Before we predicted over a large Latin hypercube. Now let’s systematically vary these 2 parameters, and fix the others at the centre of their range (zero):
ns <- 1000
pred_seq <- seq(from = -1, to = 1, by = 0.04)
pred_grid <- expand.grid(kMV = pred_seq, alpha = pred_seq)
NewDesign <- data.frame(pred_grid, lrrA = 0, lrrV = 0)
PredsNewBasis <- BasisPredGasp(NewDesign, em_coeffs)
Plotting the expectation of C1:
ggplot(data.frame(NewDesign, C1 = PredsNewBasis$Expectation[,1]),
aes(x = kMV, y = alpha, col = C1)) +
geom_point(size = 3, shape = 15) +
scale_colour_viridis(limits = c(-85,85))
Or C2:
ggplot(data.frame(NewDesign, C2 = PredsNewBasis$Expectation[,2]),
aes(x = kMV, y = alpha, col = C2)) +
geom_point(size = 3, shape = 15) +
scale_colour_viridis()
This is a 2D surface in the 4D input space with lrrA and lrrV both fixed to zero. Instead setting them both to 1 demonstrates different behaviour in the output:
ns <- 1000
pred_seq <- seq(from = -1, to = 1, by = 0.04)
pred_grid <- expand.grid(kMV = pred_seq, alpha = pred_seq)
NewDesign <- data.frame(pred_grid, lrrA = 1, lrrV = 1)
PredsNewBasis <- BasisPredGasp(NewDesign, em_coeffs)

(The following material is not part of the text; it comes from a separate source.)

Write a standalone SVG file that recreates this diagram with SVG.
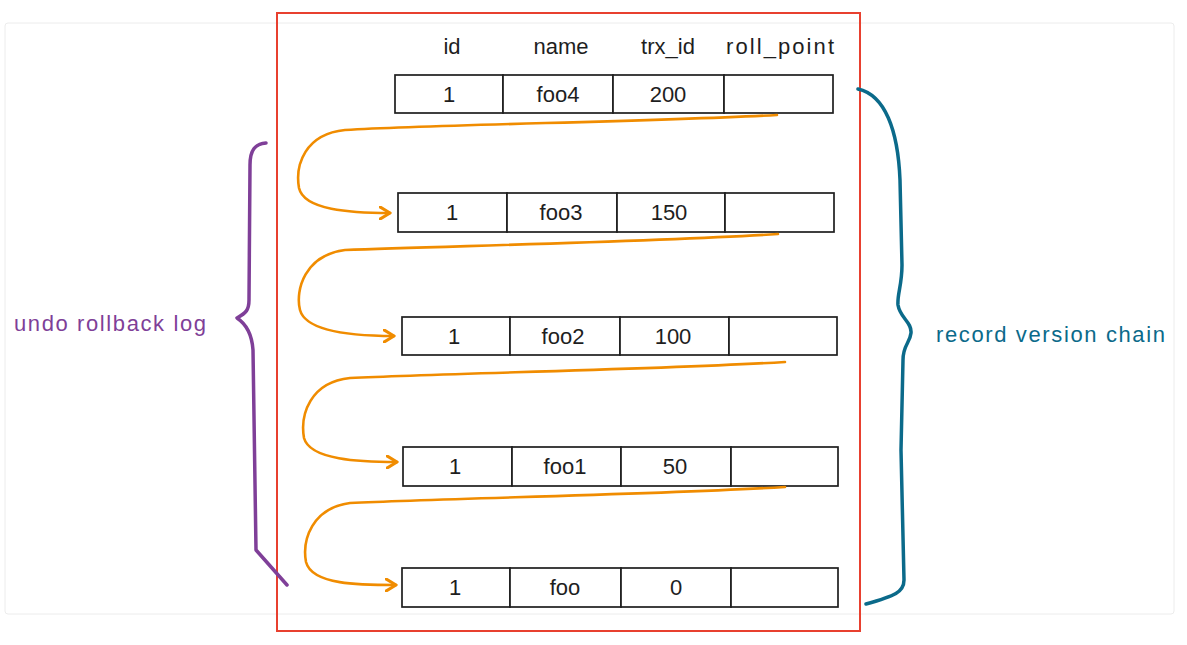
<svg xmlns="http://www.w3.org/2000/svg" width="1187" height="645" viewBox="0 0 1187 645">
<defs>
<style>
.cell{fill:#fff;stroke:#1e1e1e;stroke-width:1.7}
.t{font-family:"Liberation Sans",Arial,sans-serif;font-size:22px;fill:#1e1e1e;text-anchor:middle}
.h{font-family:"Liberation Sans",Arial,sans-serif;font-size:22px;fill:#1e1e1e;text-anchor:middle}
.arr{fill:none;stroke:#f08c00;stroke-width:2.6;stroke-linecap:round;stroke-linejoin:round}
</style>
<marker id="ah" markerWidth="14" markerHeight="14" refX="11" refY="7" orient="auto" markerUnits="userSpaceOnUse">
<path d="M1,1 L11,7 L1,13" fill="none" stroke="#f08c00" stroke-width="3.2" stroke-linecap="round" stroke-linejoin="round"/>
</marker>
</defs>
<rect x="0" y="0" width="1187" height="645" fill="#fff"/>
<rect x="5" y="23" width="1169" height="591" rx="3" fill="#fff" stroke="#ececec" stroke-width="1"/>
<rect id="frame" x="277" y="13" width="583" height="618" fill="none" stroke="#e8402f" stroke-width="2"/>

<g id="header">
<text class="h" x="452" y="54">id</text>
<text class="h" x="561" y="54">name</text>
<text class="h" x="668" y="54">trx_id</text>
<text class="h" x="780" y="54" textLength="108" lengthAdjust="spacing">roll_point</text>
</g>

<g id="row-foo4">
<rect class="cell" x="395" y="75" width="108" height="38"/>
<rect class="cell" x="503" y="75" width="110" height="38"/>
<rect class="cell" x="613" y="75" width="111" height="38"/>
<rect class="cell" x="724" y="75" width="109" height="38"/>
<text class="t" x="449" y="102">1</text>
<text class="t" x="558" y="102">foo4</text>
<text class="t" x="668" y="102">200</text>
</g>
<g id="row-foo3">
<rect class="cell" x="398" y="193" width="109" height="39"/>
<rect class="cell" x="507" y="193" width="110" height="39"/>
<rect class="cell" x="617" y="193" width="108" height="39"/>
<rect class="cell" x="725" y="193" width="109" height="39"/>
<text class="t" x="452" y="220">1</text>
<text class="t" x="561" y="220">foo3</text>
<text class="t" x="669" y="220">150</text>
</g>
<g id="row-foo2">
<rect class="cell" x="402" y="317" width="108" height="38"/>
<rect class="cell" x="510" y="317" width="110" height="38"/>
<rect class="cell" x="620" y="317" width="109" height="38"/>
<rect class="cell" x="729" y="317" width="108" height="38"/>
<text class="t" x="454" y="344">1</text>
<text class="t" x="563" y="344">foo2</text>
<text class="t" x="673" y="344">100</text>
</g>
<g id="row-foo1">
<rect class="cell" x="403" y="447" width="109" height="39"/>
<rect class="cell" x="512" y="447" width="109" height="39"/>
<rect class="cell" x="621" y="447" width="110" height="39"/>
<rect class="cell" x="731" y="447" width="107" height="39"/>
<text class="t" x="455" y="474">1</text>
<text class="t" x="565" y="474">foo1</text>
<text class="t" x="675" y="474">50</text>
</g>
<g id="row-foo">
<rect class="cell" x="402" y="568" width="108" height="39"/>
<rect class="cell" x="510" y="568" width="111" height="39"/>
<rect class="cell" x="621" y="568" width="110" height="39"/>
<rect class="cell" x="731" y="568" width="107" height="39"/>
<text class="t" x="455" y="595">1</text>
<text class="t" x="565" y="595">foo</text>
<text class="t" x="676" y="595">0</text>
</g>

<g id="connectors">
<path class="arr" marker-end="url(#ah)" d="M777,115 C650,122 450,124 345,130 C305,134 295,165 299,188 C304,210 350,213 390,213"/>
<path class="arr" marker-end="url(#ah)" d="M778,234 C650,242 450,246 345,250 C305,255 295,290 300,310 C306,332 355,336 394,336"/>
<path class="arr" marker-end="url(#ah)" d="M785,362 C650,370 450,373 350,378 C310,382 300,415 304,438 C310,460 360,462 397,462"/>
<path class="arr" marker-end="url(#ah)" d="M785,487 C650,495 450,498 350,503 C312,508 302,540 306,562 C312,585 360,585 396,585"/>
</g>

<g id="undo-brace">
<path d="M266,143 C255,144 250,150 250,165 L249,300 C249,310 246,313 237,318 C246,324 252,335 253,350 L256,550 L287,585" fill="none" stroke="#7f3f98" stroke-width="3.5" stroke-linecap="round" stroke-linejoin="round"/>
<text x="14" y="331" font-family="'Liberation Sans',Arial,sans-serif" font-size="22" fill="#7f3f98" textLength="192" lengthAdjust="spacing">undo rollback log</text>
</g>

<g id="version-brace">
<path d="M858,89 C885,95 898,130 900,180 L902,265 C902,285 897,295 898,305 C900,318 912,322 911,333 C910,343 903,345 903,360 L901,450 L904,580 C904,592 895,596 866,604" fill="none" stroke="#0b6a8a" stroke-width="3.5" stroke-linecap="round" stroke-linejoin="round"/>
<text x="936" y="342" font-family="'Liberation Sans',Arial,sans-serif" font-size="22" fill="#0b6a8a" textLength="229" lengthAdjust="spacing">record version chain</text>
</g>
</svg>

ggplot(data.frame(NewDesign, C1 = PredsNewBasis$Expectation[,1]),
aes(x = kMV, y = alpha, col = C1)) +
geom_point(size = 3, shape = 15) +
scale_colour_viridis(limits = c(-85,85))
Depending on what we’re interested in (relationship on this 2D surface for specific values of other parameters, vs general behaviour integrated across all other uncertain inputs), instead of fixing the other inputs we could sample. For example, for each specific pair of \((kMV, alpha)\) values (each point on the plot), we could sample a Latin hypercube across the remaining parameters, average the emulator prediction across these points, and plot this instead.